-- Begin INFORMATION SHOWN --
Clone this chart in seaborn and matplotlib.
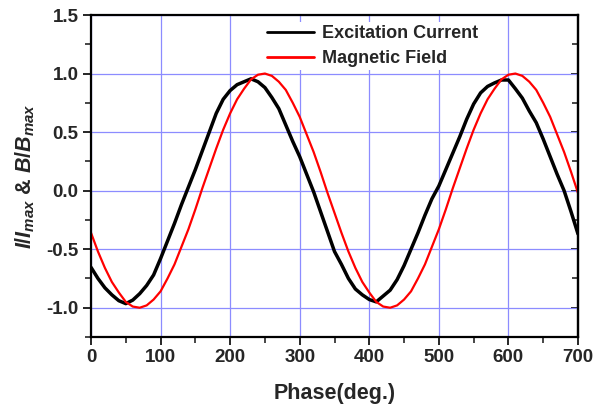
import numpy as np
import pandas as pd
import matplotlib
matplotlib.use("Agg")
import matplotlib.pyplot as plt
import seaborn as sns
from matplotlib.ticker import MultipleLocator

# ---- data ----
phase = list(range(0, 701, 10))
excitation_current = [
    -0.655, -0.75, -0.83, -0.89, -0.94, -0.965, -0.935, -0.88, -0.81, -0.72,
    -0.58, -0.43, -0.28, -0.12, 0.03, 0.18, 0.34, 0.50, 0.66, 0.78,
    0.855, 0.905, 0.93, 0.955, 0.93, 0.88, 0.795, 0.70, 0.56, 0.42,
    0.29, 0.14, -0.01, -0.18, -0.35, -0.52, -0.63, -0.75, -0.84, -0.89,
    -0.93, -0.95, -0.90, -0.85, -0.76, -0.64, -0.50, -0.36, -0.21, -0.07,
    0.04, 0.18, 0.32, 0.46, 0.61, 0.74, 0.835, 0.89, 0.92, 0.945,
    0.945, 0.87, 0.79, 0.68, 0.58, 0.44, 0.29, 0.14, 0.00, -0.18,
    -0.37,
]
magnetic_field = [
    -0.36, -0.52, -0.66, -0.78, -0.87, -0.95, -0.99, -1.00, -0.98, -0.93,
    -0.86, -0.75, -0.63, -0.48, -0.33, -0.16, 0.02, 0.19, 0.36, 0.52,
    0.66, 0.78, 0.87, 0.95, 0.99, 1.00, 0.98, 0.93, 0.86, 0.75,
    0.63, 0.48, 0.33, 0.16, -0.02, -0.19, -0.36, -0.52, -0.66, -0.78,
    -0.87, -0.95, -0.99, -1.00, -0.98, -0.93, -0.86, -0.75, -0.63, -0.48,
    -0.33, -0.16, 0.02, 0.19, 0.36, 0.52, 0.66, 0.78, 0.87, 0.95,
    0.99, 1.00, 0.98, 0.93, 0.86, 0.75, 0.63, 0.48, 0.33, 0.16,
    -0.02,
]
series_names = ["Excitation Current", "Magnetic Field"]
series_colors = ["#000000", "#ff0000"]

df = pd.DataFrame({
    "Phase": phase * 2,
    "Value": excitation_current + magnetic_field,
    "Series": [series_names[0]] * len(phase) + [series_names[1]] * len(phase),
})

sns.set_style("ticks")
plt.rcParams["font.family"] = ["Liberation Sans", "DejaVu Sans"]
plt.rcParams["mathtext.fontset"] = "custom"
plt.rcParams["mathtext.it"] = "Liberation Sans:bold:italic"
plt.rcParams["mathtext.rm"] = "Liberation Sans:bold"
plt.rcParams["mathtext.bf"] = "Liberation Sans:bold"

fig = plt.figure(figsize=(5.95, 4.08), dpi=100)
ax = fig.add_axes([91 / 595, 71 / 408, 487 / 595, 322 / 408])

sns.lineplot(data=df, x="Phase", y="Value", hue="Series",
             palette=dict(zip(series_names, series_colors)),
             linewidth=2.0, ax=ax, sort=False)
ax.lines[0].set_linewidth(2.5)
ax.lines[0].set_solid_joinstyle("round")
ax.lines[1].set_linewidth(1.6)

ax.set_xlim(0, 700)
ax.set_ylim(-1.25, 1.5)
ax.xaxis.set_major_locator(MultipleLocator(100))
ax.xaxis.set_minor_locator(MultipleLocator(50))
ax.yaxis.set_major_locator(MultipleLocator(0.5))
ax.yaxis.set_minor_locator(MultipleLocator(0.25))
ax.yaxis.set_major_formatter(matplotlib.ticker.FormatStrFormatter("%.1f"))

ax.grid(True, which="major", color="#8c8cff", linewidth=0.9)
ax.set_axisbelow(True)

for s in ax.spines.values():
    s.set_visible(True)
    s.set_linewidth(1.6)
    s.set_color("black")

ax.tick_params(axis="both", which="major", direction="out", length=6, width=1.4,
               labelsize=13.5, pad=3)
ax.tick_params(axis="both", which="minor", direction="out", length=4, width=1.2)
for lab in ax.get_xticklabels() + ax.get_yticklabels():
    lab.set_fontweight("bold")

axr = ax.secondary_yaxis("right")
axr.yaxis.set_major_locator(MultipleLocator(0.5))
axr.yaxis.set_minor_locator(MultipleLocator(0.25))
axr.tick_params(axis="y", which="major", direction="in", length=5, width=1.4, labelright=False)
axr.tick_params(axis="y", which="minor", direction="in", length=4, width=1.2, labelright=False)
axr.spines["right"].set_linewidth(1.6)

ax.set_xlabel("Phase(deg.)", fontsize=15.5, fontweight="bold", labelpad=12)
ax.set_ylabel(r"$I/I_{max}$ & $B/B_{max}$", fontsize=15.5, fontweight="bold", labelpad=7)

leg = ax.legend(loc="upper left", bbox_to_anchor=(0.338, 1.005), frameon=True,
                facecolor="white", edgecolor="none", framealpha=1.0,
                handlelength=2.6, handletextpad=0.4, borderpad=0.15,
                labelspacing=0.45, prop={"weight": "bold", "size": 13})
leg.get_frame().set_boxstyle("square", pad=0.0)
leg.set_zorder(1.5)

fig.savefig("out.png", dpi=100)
-- End INFORMATION SHOWN --
## GIVEN TASK
Omit the pictures, then repeat exactly each line from the beginning of the listing through the line with "from matplotlib.ticker import MultipleLocator".

## TASK ANSWER
Clone this chart in seaborn and matplotlib.
import numpy as np
import pandas as pd
import matplotlib
matplotlib.use("Agg")
import matplotlib.pyplot as plt
import seaborn as sns
from matplotlib.ticker import MultipleLocator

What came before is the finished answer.